Thank you all for the clarification.

@ian.mcnicoll since DV_QUANTITY.precision is optional, sometimes we don’t have that precision=0 in the RM instance, but the constraint is in the correspondent archetype.

Another clarification, related but in another piece of the architecture, I guess also for persistence we depend on the representation of the DV_QUANTITY.magnitude at the database level being a float / real, so it might also store the data with a “.0” even if the precision is zero in the archetype and if there is not DV_QUANTITY.precision = 0 stored alongside the magnitude.

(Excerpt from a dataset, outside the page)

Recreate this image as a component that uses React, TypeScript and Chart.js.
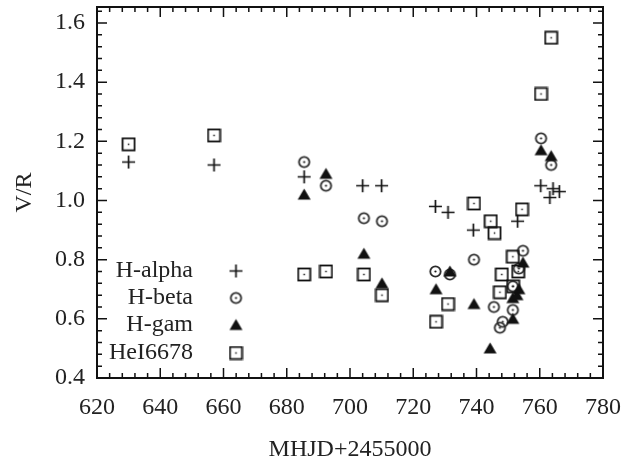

Another case I can think of is when the data contains “123.5” and the archetype has precision = 0 for that value. Is that value violating the constraint?

thank you all!

Thanks Pablo,

Makes sense. I can’t think of any reason why 123.0 with a precision of 0 would be a problem - I’d expect it to be without the .0 in memory though.


is, or should be a validation error. as I understand it.

1 Like

Since the data type used for DV_QUANTITY.magnitude is float/real in serialization formats, databases and code, I doubt the representation in memory can actually be an integer. I guess the only control point is when the data is displayed in a GUI, but for the rest I doubt it.

My concern besides data validation is because using float representation at many levels could lead to misinterpretation of the data at the program level, since “111.0” might not be exactly “111” in memory or DB, so when comparing them we will see a difference (internally 111.0 might be 110.9999…).

And that could lead to risks if programmers don’t take that into account.